平成18年に60歳を迎える。六十と縦に書くと傘に鍋蓋(亠)を載せた形である。で、「かさぶた(六十)日録」
かさぶた日録
聞こえる、聞こえない
昼前にソフト会社で、聞こえる、聞こえないと、一台のノートパソコンを前に、評定が始まった。30代後半のM君とH君は聞こえるといい、50代のY氏とO氏は聞こえない派である。ノートパソコンのディスクかファン辺りで警報音のような高い音がしているという。自分も割り込んで耳を近づけてみるが、全く聞こえない。おそらく「モスキート音」が出ているらしい。パソコンにとっては異常音で、放って置くとパソコンクラッシュの原因になるかもしれない。
聞こえる、聞こえないの話は平行線に終わり、もっと若い人に聞いてみようということになった。20代半ばのY君の帰りを待ち、午後、Y君の立会いの下、再度確認した。かなりはっきりと音が出ているという。聞こえない50代も納得せざるを得なかった。
高周波の音は人の耳には年齢とともに聞こえ難くなる。個人差があるが、20代後半以降の人にはだんだん聞こえなくなる。そのような音域の音を「モスキート音」と呼ぶ。
この性質を利用してイギリスの企業 がセキュリティーシステムを開発した。小型スピーカーから17キロヘルツという、非常に高周波数のブザー音を流す装置を販売した。この音声を流すと、聞こえるものにとっては、かなり耳障りで、強い不快感があるという。
この装置を設置すると、レストラン・書店などで、店内に長く居座っている若者を追い出すとか、スーパーの敷地内などで迷惑行為をする若者を排除するとか、万引きをしようとする若者を牽制するといった効果があった。ただし、高周波数の可聴範囲には個人差が大きく、若年層以上でモスキート音が聞こえるために、強く不快に感じる人も出るといい、追い出したくない人まで追い出しかねない逆効果が出る場合もある。

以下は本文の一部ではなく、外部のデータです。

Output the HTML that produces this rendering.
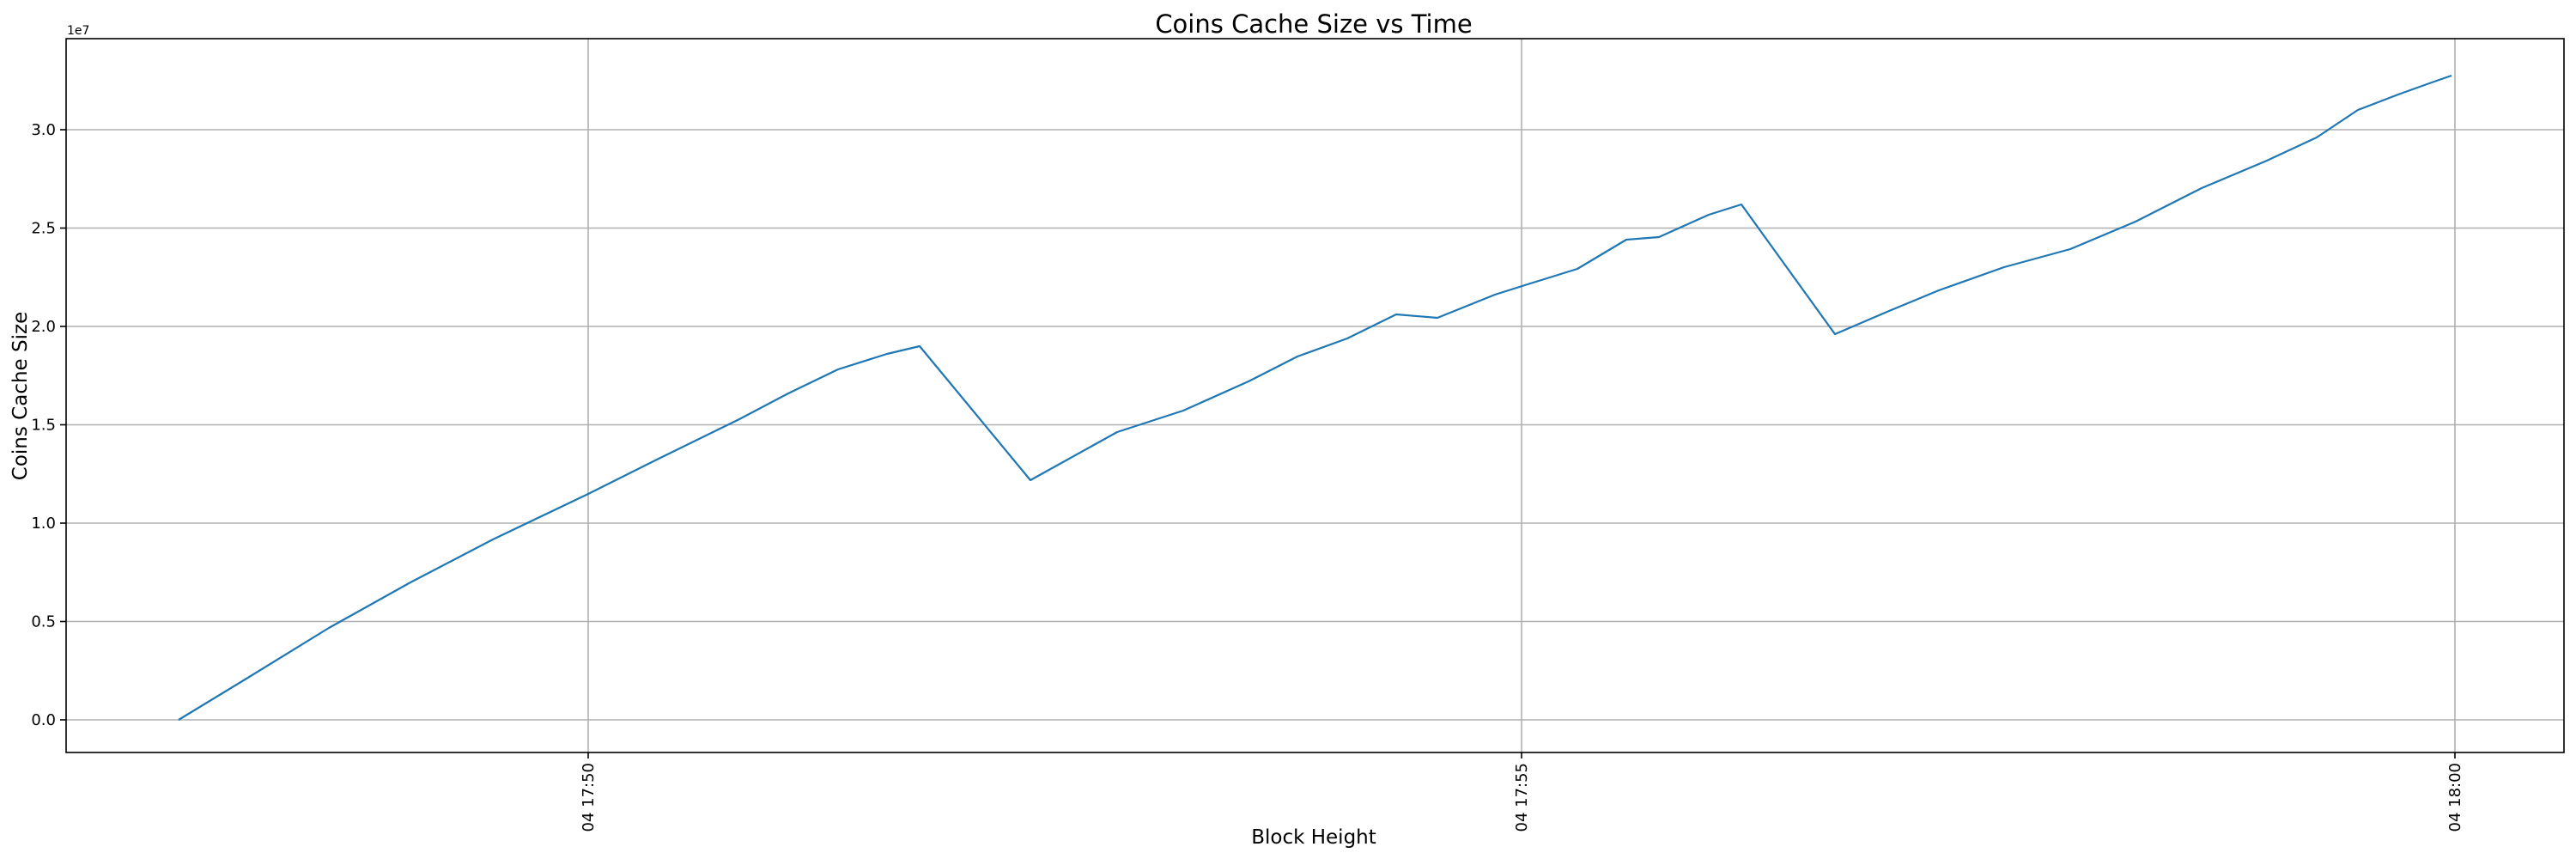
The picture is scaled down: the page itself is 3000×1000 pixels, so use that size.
<!DOCTYPE html>
<html><head><meta charset="utf-8"><style>
html,body{margin:0;padding:0;background:#fff}
svg{display:block}
text{font-family:"DejaVu Sans","Liberation Sans",sans-serif;fill:#000}
</style></head><body>
<svg width="3000" height="1000" viewBox="0 0 3000 1000" xmlns="http://www.w3.org/2000/svg">
<rect width="3000" height="1000" fill="#fff"/>
<g stroke="#b0b0b0" stroke-width="1.6">
<line x1="77" x2="2986" y1="838" y2="838"/>
<line x1="77" x2="2986" y1="723.5" y2="723.5"/>
<line x1="77" x2="2986" y1="609" y2="609"/>
<line x1="77" x2="2986" y1="494.5" y2="494.5"/>
<line x1="77" x2="2986" y1="380" y2="380"/>
<line x1="77" x2="2986" y1="265.5" y2="265.5"/>
<line x1="77" x2="2986" y1="151" y2="151"/>
<line x1="685" x2="685" y1="45" y2="876"/>
<line x1="1772" x2="1772" y1="45" y2="876"/>
<line x1="2859" x2="2859" y1="45" y2="876"/>
</g>
<polyline fill="none" stroke="#1f77b4" stroke-width="2.2" stroke-linejoin="round" points="208,838 287,790 383,731 478,678 574,628 685,575 765,535 861,488 918,458 976,430 1033,412 1071,403 1200,559 1301,503 1378,478 1454,444 1511,415 1569,394 1626,366 1674,370 1741,343 1779,331 1837,313 1894,279 1932,276 1990,250 2028,238 2137,389 2200,362 2258,338 2334,311 2411,290 2487,258 2564,219 2640,187 2698,160 2746,128 2793,110 2832,96 2855,88"/>
<rect x="77" y="45" width="2909" height="831" fill="none" stroke="#000" stroke-width="1.6"/>
<g stroke="#000" stroke-width="1.6">
<line x1="70" x2="77" y1="838" y2="838"/>
<line x1="70" x2="77" y1="723.5" y2="723.5"/>
<line x1="70" x2="77" y1="609" y2="609"/>
<line x1="70" x2="77" y1="494.5" y2="494.5"/>
<line x1="70" x2="77" y1="380" y2="380"/>
<line x1="70" x2="77" y1="265.5" y2="265.5"/>
<line x1="70" x2="77" y1="151" y2="151"/>
<line x1="685" x2="685" y1="876" y2="883"/>
<line x1="1772" x2="1772" y1="876" y2="883"/>
<line x1="2859" x2="2859" y1="876" y2="883"/>
</g>
<g font-size="18" text-anchor="end">
<text x="65" y="844">0.0</text>
<text x="65" y="729.5">0.5</text>
<text x="65" y="615">1.0</text>
<text x="65" y="500.5">1.5</text>
<text x="65" y="386">2.0</text>
<text x="65" y="271.5">2.5</text>
<text x="65" y="157">3.0</text>
</g>
<text x="78" y="40" font-size="14">1e7</text>
<g font-size="18" text-anchor="end">
<text transform="translate(691,888) rotate(-90)">04 17:50</text>
<text transform="translate(1778,888) rotate(-90)">04 17:55</text>
<text transform="translate(2865,888) rotate(-90)">04 18:00</text>
</g>
<text x="1530" y="38" font-size="29" text-anchor="middle">Coins Cache Size vs Time</text>
<text x="1530" y="982" font-size="23" text-anchor="middle">Block Height</text>
<text transform="translate(31,461) rotate(-90)" font-size="23" text-anchor="middle">Coins Cache Size</text>
</svg>
</body></html>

2009年5月、東京都足立区は自治体初の試みとして、若年層の迷惑行為が目立っていた区立北鹿浜公園に、英国製の17.6khzの不快音を3分毎に出す装置を設置し、2010年3月まで検証するという。迷惑行為をするより年上の人たちへの対策や、迷惑行為をする意思のない若年層も追い出す結果になるという問題も残っている。あの結果はどうなったのであろう。もう終って2ヶ月経つが、結果の報道に接していない。
さて、中年以降の聞こえない層の人には、その音が出ているかどうかの計測器が欲しいという話になった。パソコンの保守などをする際には早期対策のためにそういう装置が必要になるかもしれない。
鳩山総理が辞任のニュースを放映しているテレビを尻目に、聞こえる聞こえないのジェネレーションギャップが話題を呼んでいた。聞こえない派に属する自分には少なからず悔しさが残る。